De hedendaagse journalistiek: Dat is pas echt een ramp.
Inleiding Mark Kranenburg, NRC Handelsblad.
In onze tijd op de School
voor de Journalistiek hadden we het niet over rampen en journalistiek. Er waren
namelijk geen rampen. Een ramp is alleen een ramp als wij er ramp opzetten.
Rampen zijn een product van de nieuwe journalistiek.
De journalistiek van de
satellietschotels en de close-up beelden van mensen met trillende lippen en
tranende ogen. De journalistiek ook van de beschuldigende vinger die zegt: Hoe
Heeft Het In Vredesnaam Zover Kunnen Komen?
U gaat daar vast nog een
heleboel boeiends over horen vanmiddag. Ik beperk me tot een paar waarnemingen.
Enschede was dus een ramp.
Zelfs het songfestival werd er voor afgebroken. Radio en televisie waren snel
paraat. De kranten hadden pech. Wie laat nu een fabriek op zaterdag ontploffen.

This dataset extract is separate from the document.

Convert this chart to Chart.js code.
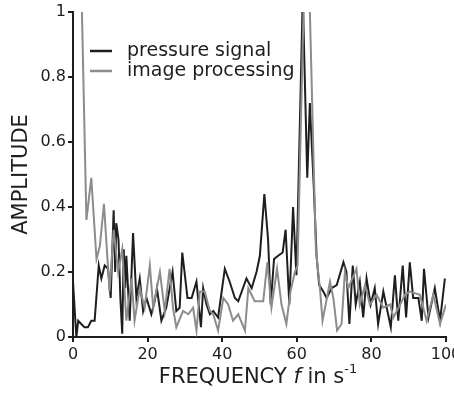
<!DOCTYPE html>
<html>
<head>
<meta charset="utf-8">
<script src="https://cdn.jsdelivr.net/npm/chart.js@4/dist/chart.umd.min.js"></script>
<style>
  html, body { margin: 0; padding: 0; background: #fff; }
  #wrap { width: 454px; height: 394px; position: relative; }
</style>
</head>
<body>
<div id="wrap"><canvas id="spec"></canvas></div>
<script>
// ── data ──
const pressureFreq = [0, 0.9, 1.4, 2.2, 3.1, 4.0, 4.9, 5.8, 6.9, 7.6, 8.5, 9.4, 10.1, 10.9, 11.3, 11.6, 12.2, 12.7, 13.2, 13.6, 14.0, 14.3, 15.2, 16.1, 17.0, 17.9, 18.8, 19.7, 21.0, 21.9, 22.5, 23.7, 25.0, 26.7, 27.7, 28.6, 29.3, 30.7, 31.8, 33.1, 34.3, 34.9, 35.8, 36.7, 37.6, 38.9, 40.7, 42.0, 43.4, 44.3, 46.5, 47.9, 49.2, 50.1, 51.3, 52.3, 53.0, 53.9, 55.0, 56.2, 57.0, 58.0, 59.0, 59.9, 61.6, 62.8, 63.5, 64.6, 65.3, 66.0, 67.1, 68.0, 69.3, 70.7, 72.5, 73.3, 74.1, 75.0, 75.8, 76.9, 77.8, 78.7, 79.8, 80.9, 81.8, 83.2, 85.2, 86.3, 87.2, 88.4, 89.3, 90.3, 91.2, 92.6, 93.5, 94.1, 95.3, 97.0, 98.4, 99.7];
const pressureAmp  = [0.17, 0.0, 0.05, 0.04, 0.03, 0.03, 0.05, 0.05, 0.22, 0.18, 0.22, 0.21, 0.12, 0.39, 0.2, 0.35, 0.3, 0.12, 0.01, 0.27, 0.15, 0.25, 0.05, 0.32, 0.12, 0.18, 0.08, 0.12, 0.07, 0.11, 0.15, 0.05, 0.09, 0.2, 0.08, 0.09, 0.26, 0.12, 0.12, 0.17, 0.03, 0.15, 0.1, 0.07, 0.08, 0.06, 0.21, 0.17, 0.12, 0.11, 0.18, 0.15, 0.2, 0.25, 0.44, 0.3, 0.1, 0.24, 0.25, 0.26, 0.33, 0.1, 0.4, 0.19, 1.05, 0.49, 0.72, 0.45, 0.25, 0.16, 0.14, 0.12, 0.15, 0.16, 0.23, 0.2, 0.04, 0.22, 0.1, 0.17, 0.06, 0.18, 0.1, 0.15, 0.04, 0.14, 0.03, 0.19, 0.05, 0.22, 0.06, 0.23, 0.12, 0.12, 0.05, 0.21, 0.06, 0.15, 0.05, 0.18];

const imageFreq = [2.3, 3.6, 4.9, 6.3, 7.2, 8.3, 9.8, 10.9, 12.1, 13.2, 14.3, 15.7, 16.5, 17.9, 19.2, 20.6, 21.5, 23.3, 24.6, 25.9, 26.8, 27.7, 29.5, 30.9, 32.2, 33.1, 34.0, 35.3, 36.7, 37.6, 38.9, 40.3, 41.6, 42.9, 44.3, 46.1, 47.0, 48.7, 51.0, 52.1, 53.2, 54.7, 55.9, 57.2, 58.3, 59.5, 60.2, 61.9, 63.4, 65.1, 66.2, 66.9, 68.9, 69.8, 70.8, 72.0, 72.9, 73.8, 76.0, 76.9, 78.3, 79.6, 81.4, 83.2, 85.0, 85.9, 87.7, 89.0, 90.3, 93.0, 94.8, 96.6, 98.4, 100];
const imageAmp  = [1.05, 0.36, 0.49, 0.24, 0.28, 0.41, 0.14, 0.33, 0.2, 0.27, 0.05, 0.18, 0.05, 0.15, 0.09, 0.22, 0.09, 0.2, 0.08, 0.21, 0.09, 0.03, 0.08, 0.07, 0.09, 0.02, 0.14, 0.14, 0.08, 0.07, 0.02, 0.12, 0.1, 0.05, 0.07, 0.02, 0.15, 0.11, 0.11, 0.23, 0.09, 0.21, 0.1, 0.04, 0.14, 0.2, 0.22, 1.05, 1.05, 0.27, 0.15, 0.05, 0.17, 0.12, 0.02, 0.04, 0.2, 0.15, 0.21, 0.1, 0.16, 0.1, 0.13, 0.09, 0.1, 0.06, 0.1, 0.13, 0.14, 0.13, 0.05, 0.13, 0.04, 0.1];

const seriesNames = ['pressure signal', 'image processing'];
const xTicks = [0, 20, 40, 60, 80, 100];
const yTicks = [0, 0.2, 0.4, 0.6, 0.8, 1];

const FONT = "'DejaVu Sans', Verdana, sans-serif";
const DARK = '#1e1e1e';
const GREY = '#8c8c8c';

const toPoints = (xs, ys) => xs.map((x, i) => ({ x, y: ys[i] }));

// titles + legend drawn by hand (italic f, superscript)
const decorations = {
  id: 'decorations',
  afterDraw(chart) {
    const ctx = chart.ctx;
    const area = chart.chartArea;
    ctx.save();
    ctx.fillStyle = DARK;
    ctx.textBaseline = 'middle';

    // legend
    const lx = 90, items = [[seriesNames[0], DARK, 51], [seriesNames[1], GREY, 71]];
    items.forEach(([txt, col, y]) => {
      ctx.strokeStyle = col;
      ctx.lineWidth = 2.5;
      ctx.beginPath(); ctx.moveTo(lx, y); ctx.lineTo(lx + 22, y); ctx.stroke();
      ctx.fillStyle = DARK;
      ctx.font = `19px ${FONT}`;
      ctx.textAlign = 'left';
      ctx.fillText(txt, lx + 37, y);
    });

    // x title
    const y = 378;
    const parts = [
      ['FREQUENCY ', `21px ${FONT}`, 0],
      ['f', `italic 21px ${FONT}`, 0],
      [' in s', `21px ${FONT}`, 0],
      ['-1', `13px ${FONT}`, -8],
    ];
    let total = 0;
    parts.forEach(p => { ctx.font = p[1]; total += ctx.measureText(p[0]).width; });
    let x = 258 - total / 2;
    ctx.textAlign = 'left';
    parts.forEach(p => {
      ctx.font = p[1];
      ctx.fillText(p[0], x, y + p[2]);
      x += ctx.measureText(p[0]).width;
    });

    // y title
    ctx.translate(22, (area.top + area.bottom) / 2);
    ctx.rotate(-Math.PI / 2);
    ctx.textAlign = 'center';
    ctx.font = `21px ${FONT}`;
    ctx.fillText('AMPLITUDE', 0, 0);
    ctx.restore();
  }
};

new Chart(document.getElementById('spec'), {
  type: 'line',
  data: {
    datasets: [
      {
        label: seriesNames[1],
        data: toPoints(imageFreq, imageAmp),
        borderColor: GREY,
        borderWidth: 2,
        pointRadius: 0,
        tension: 0,
        clip: 0,
      },
      {
        label: seriesNames[0],
        data: toPoints(pressureFreq, pressureAmp),
        borderColor: DARK,
        borderWidth: 2,
        pointRadius: 0,
        tension: 0,
        clip: 0,
      },
    ]
  },
  options: {
    responsive: true,
    maintainAspectRatio: false,
    animation: false,
    layout: { padding: { left: 0, right: 8, top: 12, bottom: 0 } },
    plugins: {
      legend: { display: false },
      tooltip: { enabled: false },
    },
    scales: {
      x: {
        type: 'linear',
        min: 0, max: 100,
        afterFit: s => { s.height = 57; s.paddingRight = 0; s.paddingLeft = 0; },
        afterBuildTicks: s => { s.ticks = xTicks.map(v => ({ value: v })); },
        grid: { display: true, drawOnChartArea: false, drawTicks: true, tickLength: 5, color: DARK, lineWidth: 2 },
        border: { display: true, color: DARK, width: 2 },
        ticks: { color: DARK, padding: 3, maxRotation: 0, font: { family: FONT, size: 16 } },
      },
      y: {
        min: 0, max: 1,
        afterFit: s => { s.width = 73; s.paddingTop = 0; s.paddingBottom = 0; },
        afterBuildTicks: s => { s.ticks = yTicks.map(v => ({ value: v })); },
        grid: { display: true, drawOnChartArea: false, drawTicks: true, tickLength: 5, color: DARK, lineWidth: 2 },
        border: { display: true, color: DARK, width: 2 },
        ticks: { color: DARK, padding: 2, font: { family: FONT, size: 16 }, callback: v => String(v) },
      }
    }
  },
  plugins: [decorations]
});
</script>
</body>
</html>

De meeste kranten konden pas op zijn vroegst 36 uur later berichten. Maar toen
kreeg de lezer ook wat! De Telegraaf
zette de toon met een pagina grote foto van een verwoeste straat in Enschede.
Met zelfs voor Telegraafbegrippen
kapitale letters stond er een eenregelige kop bij: “Hoe kon dit?”
De journalist in de dubbelrol
van onderzoeker en aanklager. Namens wie? En waar was de journalist als
verslaggever gebleven?
De journalist als waakhond
van de democratie. Zo werd het ons hier ooit geleerd. En zo zal het hier nog
wel geleerd worden, neem ik aan.
Maar het gaat knellen. Er
zijn tegenwoordig wel heel erg veel waakhonden. Slecht afgerichte waakhonden
ook. De waakhonden loeren soms meer op elkaar dan op de misstanden die zij
geacht worden aan de kaak te stellen.
Met z'n allen verdringen
ze zich om dezelfde prooi.
En omdat dat weer weinig
uitdagend is, of zoals dat tegenwoordig heet, weinig scoort, wordt krampachtig
naar andere prooien gezocht. Waakhonden gaan op zoek naar nieuwe terreinen.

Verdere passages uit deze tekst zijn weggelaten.